PROVIDED MATERIAL →
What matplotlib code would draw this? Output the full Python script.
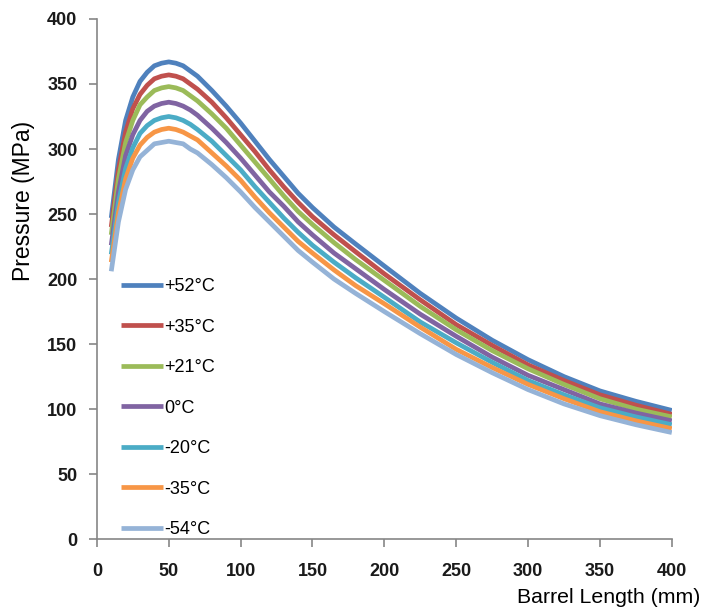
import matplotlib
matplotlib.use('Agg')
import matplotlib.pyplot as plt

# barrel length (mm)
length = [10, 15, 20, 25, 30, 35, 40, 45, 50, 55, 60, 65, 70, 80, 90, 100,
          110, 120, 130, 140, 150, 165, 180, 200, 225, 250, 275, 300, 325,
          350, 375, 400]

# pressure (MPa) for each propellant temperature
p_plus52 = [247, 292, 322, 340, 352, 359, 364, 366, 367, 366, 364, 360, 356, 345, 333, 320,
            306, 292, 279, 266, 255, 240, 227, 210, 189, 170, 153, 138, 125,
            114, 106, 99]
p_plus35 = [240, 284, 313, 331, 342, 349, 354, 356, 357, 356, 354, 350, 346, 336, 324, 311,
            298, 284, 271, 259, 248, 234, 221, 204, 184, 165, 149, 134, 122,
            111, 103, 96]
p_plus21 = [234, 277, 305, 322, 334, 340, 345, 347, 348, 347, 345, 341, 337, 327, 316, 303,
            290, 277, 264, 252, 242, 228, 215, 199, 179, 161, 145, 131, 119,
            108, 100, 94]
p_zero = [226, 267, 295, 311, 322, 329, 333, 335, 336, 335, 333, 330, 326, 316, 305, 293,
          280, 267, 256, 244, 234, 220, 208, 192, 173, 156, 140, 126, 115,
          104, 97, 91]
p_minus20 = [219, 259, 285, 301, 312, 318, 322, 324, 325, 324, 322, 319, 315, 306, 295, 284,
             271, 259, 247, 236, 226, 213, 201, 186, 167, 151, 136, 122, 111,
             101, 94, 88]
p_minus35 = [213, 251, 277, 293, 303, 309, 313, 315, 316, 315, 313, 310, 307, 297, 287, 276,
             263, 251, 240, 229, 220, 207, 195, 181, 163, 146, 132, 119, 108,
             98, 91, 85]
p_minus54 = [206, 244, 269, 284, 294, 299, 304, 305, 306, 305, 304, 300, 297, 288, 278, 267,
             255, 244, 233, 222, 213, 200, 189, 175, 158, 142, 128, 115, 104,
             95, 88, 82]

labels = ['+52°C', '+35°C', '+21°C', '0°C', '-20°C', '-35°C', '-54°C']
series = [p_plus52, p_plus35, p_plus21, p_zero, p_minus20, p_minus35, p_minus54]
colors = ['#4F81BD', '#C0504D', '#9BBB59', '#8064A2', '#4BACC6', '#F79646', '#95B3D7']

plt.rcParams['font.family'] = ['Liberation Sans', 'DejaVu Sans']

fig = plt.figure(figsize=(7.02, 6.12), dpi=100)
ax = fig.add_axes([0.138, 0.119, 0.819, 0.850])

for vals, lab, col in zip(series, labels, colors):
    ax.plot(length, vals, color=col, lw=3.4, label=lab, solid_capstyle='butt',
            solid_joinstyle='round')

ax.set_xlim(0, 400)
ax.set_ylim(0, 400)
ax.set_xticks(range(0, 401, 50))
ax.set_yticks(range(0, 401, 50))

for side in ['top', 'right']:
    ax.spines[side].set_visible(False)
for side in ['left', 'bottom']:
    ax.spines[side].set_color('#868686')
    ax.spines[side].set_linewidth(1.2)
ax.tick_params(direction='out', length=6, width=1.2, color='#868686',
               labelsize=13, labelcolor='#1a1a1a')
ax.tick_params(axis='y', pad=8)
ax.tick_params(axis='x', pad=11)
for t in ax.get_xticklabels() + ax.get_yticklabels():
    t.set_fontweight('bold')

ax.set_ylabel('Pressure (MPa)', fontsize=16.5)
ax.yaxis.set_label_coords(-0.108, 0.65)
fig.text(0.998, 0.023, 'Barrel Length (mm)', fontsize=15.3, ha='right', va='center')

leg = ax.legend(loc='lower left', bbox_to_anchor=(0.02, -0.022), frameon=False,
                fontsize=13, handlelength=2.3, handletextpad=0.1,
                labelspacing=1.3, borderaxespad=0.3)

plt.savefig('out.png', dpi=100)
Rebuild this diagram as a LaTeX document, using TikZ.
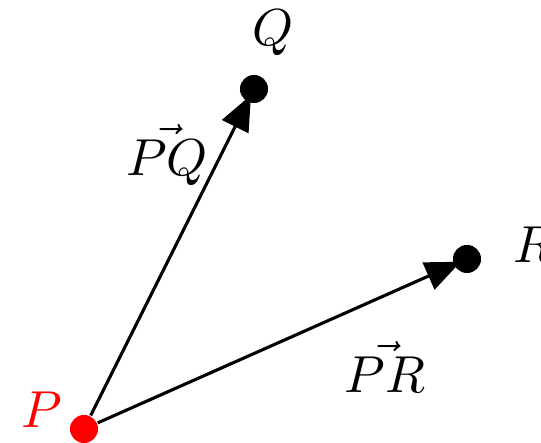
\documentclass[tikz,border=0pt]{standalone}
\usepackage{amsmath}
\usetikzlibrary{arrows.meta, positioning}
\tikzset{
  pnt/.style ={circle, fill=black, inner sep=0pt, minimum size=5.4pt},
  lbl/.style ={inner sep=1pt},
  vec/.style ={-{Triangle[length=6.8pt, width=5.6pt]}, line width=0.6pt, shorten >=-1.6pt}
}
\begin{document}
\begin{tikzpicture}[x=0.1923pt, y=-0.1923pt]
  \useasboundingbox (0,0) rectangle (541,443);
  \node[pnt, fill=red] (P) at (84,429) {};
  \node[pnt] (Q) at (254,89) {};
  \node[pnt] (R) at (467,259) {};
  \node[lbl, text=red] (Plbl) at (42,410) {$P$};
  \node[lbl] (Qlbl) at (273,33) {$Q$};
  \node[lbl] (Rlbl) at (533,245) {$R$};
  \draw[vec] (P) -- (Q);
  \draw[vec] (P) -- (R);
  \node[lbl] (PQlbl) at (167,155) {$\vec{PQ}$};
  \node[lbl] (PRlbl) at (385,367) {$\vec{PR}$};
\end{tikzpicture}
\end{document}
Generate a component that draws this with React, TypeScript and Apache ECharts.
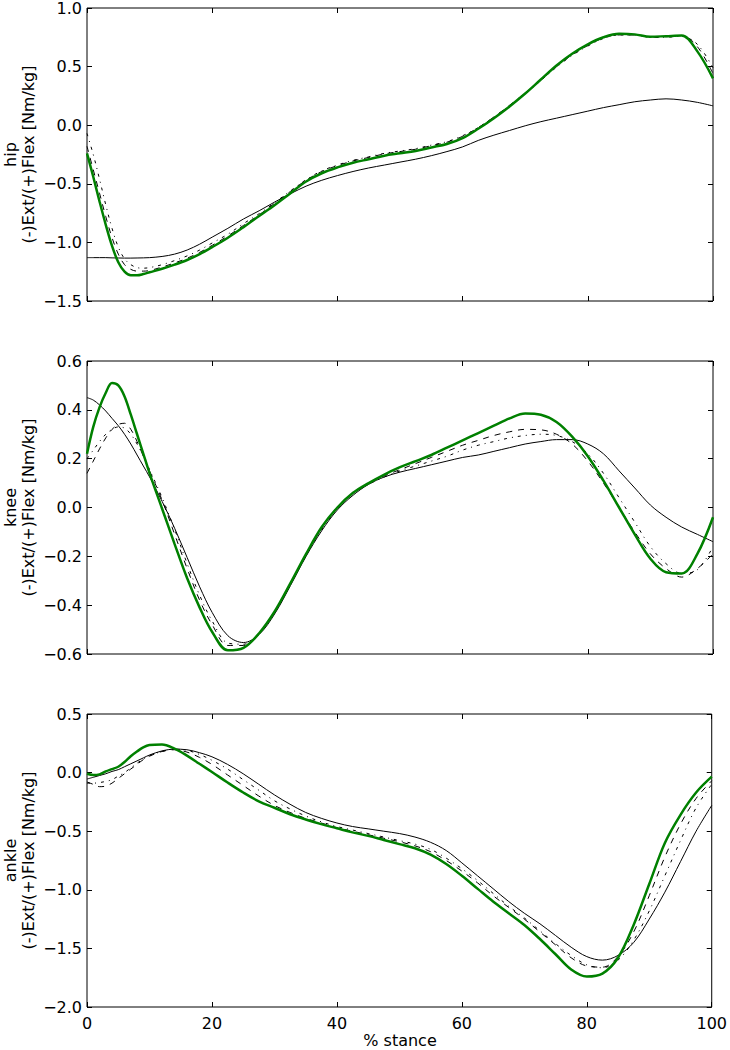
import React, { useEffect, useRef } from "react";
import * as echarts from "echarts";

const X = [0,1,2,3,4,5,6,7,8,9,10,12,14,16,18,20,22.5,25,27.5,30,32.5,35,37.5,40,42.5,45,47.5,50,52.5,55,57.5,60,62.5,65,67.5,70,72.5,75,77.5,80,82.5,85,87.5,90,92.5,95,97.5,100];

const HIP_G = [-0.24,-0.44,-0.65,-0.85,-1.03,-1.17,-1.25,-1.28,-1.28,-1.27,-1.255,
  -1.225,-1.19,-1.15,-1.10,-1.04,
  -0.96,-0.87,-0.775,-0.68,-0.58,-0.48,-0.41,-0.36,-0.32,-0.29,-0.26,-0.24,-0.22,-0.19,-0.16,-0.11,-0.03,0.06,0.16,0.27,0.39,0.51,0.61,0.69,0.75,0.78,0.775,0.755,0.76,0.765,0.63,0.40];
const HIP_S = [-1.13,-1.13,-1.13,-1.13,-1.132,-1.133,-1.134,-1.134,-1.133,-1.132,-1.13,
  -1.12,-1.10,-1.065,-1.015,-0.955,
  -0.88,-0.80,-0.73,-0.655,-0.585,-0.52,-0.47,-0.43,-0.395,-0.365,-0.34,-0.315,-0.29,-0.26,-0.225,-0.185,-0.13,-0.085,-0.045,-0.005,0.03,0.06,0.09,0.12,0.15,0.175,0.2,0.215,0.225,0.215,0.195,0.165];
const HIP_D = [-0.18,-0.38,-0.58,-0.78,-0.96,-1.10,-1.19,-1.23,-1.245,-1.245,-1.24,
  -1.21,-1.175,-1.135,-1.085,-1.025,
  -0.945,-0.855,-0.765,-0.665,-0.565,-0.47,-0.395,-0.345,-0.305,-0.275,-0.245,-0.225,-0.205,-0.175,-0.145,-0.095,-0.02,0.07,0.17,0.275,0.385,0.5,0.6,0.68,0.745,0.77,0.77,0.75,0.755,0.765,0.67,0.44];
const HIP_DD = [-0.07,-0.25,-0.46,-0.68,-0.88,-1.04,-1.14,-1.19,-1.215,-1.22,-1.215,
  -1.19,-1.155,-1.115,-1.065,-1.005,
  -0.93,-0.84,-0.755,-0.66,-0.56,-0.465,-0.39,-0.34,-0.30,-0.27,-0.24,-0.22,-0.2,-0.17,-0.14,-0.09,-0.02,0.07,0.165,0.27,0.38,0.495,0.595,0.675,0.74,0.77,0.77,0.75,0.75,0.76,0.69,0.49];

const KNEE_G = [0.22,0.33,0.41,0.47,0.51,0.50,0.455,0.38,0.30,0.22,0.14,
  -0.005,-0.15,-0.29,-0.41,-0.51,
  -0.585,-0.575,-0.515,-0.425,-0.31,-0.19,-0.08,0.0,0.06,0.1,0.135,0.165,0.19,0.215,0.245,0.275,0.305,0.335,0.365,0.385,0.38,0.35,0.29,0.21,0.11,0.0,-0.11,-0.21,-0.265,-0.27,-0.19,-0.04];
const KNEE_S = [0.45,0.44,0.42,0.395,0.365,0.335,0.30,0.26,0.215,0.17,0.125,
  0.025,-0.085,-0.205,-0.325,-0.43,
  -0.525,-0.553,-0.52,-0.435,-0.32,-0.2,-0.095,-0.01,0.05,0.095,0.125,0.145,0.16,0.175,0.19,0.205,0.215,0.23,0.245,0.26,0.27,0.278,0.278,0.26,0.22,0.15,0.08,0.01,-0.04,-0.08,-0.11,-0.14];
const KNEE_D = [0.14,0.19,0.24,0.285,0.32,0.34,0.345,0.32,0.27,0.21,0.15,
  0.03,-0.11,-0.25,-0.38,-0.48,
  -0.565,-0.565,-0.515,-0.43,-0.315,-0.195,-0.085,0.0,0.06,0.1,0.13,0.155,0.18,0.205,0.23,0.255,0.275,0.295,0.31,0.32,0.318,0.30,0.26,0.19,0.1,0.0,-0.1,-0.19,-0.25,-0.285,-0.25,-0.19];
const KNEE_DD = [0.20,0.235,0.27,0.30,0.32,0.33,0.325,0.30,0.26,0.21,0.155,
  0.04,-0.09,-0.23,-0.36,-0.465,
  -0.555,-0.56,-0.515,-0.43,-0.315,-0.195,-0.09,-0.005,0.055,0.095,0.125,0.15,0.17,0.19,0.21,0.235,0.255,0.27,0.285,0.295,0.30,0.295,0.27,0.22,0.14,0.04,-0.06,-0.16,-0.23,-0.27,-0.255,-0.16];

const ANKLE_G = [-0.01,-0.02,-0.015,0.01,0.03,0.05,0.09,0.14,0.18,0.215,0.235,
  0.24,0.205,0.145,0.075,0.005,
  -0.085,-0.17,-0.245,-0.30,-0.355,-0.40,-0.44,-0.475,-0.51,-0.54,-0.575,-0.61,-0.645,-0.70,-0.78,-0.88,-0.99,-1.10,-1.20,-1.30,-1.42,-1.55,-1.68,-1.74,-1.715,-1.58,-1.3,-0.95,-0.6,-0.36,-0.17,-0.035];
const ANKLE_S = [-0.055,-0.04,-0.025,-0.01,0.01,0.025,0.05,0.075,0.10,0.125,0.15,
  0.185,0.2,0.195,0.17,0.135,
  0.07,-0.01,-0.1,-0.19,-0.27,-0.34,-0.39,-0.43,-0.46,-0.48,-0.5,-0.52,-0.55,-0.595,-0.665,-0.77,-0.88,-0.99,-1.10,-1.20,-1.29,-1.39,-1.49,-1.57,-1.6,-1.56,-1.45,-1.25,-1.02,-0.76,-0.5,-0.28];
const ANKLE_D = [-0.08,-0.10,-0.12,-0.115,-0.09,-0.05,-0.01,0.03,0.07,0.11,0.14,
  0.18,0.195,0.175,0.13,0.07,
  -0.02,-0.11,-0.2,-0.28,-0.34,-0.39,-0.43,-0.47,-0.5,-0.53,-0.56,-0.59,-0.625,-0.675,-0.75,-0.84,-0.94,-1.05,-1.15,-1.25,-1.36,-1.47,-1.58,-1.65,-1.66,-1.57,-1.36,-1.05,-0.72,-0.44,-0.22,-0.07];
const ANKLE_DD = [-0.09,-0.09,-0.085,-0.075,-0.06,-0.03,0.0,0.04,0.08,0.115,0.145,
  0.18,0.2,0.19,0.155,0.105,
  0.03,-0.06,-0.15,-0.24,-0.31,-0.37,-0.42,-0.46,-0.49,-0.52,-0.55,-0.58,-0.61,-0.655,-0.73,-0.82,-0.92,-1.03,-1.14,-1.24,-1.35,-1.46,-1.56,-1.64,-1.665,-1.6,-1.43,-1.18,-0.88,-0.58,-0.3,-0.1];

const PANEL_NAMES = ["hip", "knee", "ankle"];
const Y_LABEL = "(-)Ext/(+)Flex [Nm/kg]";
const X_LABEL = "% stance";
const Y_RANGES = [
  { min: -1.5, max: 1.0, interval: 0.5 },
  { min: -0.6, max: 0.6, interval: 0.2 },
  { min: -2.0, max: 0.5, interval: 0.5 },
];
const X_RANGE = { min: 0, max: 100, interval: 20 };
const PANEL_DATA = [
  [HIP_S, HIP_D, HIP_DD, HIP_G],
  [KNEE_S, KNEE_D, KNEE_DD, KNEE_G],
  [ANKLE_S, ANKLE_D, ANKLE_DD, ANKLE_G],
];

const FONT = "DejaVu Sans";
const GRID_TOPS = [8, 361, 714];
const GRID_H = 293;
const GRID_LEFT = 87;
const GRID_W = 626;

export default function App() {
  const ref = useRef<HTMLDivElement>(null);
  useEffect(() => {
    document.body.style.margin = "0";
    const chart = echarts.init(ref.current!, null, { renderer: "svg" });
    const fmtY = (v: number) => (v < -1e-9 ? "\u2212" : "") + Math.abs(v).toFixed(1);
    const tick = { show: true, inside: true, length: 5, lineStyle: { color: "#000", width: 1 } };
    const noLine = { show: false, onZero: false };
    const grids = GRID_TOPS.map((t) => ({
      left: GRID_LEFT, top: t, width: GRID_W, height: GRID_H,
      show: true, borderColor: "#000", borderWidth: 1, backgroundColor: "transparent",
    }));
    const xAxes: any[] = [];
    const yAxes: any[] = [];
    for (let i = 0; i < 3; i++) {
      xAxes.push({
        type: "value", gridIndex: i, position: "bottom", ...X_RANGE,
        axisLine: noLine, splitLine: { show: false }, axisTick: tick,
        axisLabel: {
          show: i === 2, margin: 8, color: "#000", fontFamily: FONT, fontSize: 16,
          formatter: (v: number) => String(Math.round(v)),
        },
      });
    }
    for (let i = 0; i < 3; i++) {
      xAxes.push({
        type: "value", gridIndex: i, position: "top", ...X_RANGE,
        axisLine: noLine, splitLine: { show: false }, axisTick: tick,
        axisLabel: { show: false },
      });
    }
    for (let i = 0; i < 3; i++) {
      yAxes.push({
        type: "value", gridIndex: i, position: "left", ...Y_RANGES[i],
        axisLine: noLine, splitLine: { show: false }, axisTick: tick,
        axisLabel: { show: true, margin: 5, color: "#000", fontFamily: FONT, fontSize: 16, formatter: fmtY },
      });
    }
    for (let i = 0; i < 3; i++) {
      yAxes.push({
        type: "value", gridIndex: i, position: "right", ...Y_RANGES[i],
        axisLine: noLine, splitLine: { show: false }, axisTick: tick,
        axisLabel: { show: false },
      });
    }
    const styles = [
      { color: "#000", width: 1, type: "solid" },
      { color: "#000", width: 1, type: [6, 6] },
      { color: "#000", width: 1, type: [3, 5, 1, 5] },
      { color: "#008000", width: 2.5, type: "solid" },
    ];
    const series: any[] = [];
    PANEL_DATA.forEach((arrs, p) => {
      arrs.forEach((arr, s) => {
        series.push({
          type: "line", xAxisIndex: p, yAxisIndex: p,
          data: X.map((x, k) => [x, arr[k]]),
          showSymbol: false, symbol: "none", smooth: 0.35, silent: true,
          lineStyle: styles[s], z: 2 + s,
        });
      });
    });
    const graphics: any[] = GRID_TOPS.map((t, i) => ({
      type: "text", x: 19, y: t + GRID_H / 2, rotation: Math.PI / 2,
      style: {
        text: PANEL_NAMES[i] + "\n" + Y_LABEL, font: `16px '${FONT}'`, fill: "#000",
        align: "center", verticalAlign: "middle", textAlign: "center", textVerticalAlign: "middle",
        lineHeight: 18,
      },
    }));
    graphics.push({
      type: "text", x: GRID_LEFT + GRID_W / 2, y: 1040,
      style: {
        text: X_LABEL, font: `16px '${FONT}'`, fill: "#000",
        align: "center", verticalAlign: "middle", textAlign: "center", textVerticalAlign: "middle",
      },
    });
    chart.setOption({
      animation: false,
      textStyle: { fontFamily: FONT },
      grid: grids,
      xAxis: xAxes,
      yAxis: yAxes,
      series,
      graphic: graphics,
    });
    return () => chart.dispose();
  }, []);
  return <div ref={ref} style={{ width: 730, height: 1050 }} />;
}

WHAT THIS TASK INVOLVES → Go back to the entries above and restate word for word every line from the first through the one that contains "350, 375, 400]", leaving the pictures behind.

RESULT FOR THIS TASK →
What matplotlib code would draw this? Output the full Python script.
import matplotlib
matplotlib.use('Agg')
import matplotlib.pyplot as plt

# barrel length (mm)
length = [10, 15, 20, 25, 30, 35, 40, 45, 50, 55, 60, 65, 70, 80, 90, 100,
          110, 120, 130, 140, 150, 165, 180, 200, 225, 250, 275, 300, 325,
          350, 375, 400]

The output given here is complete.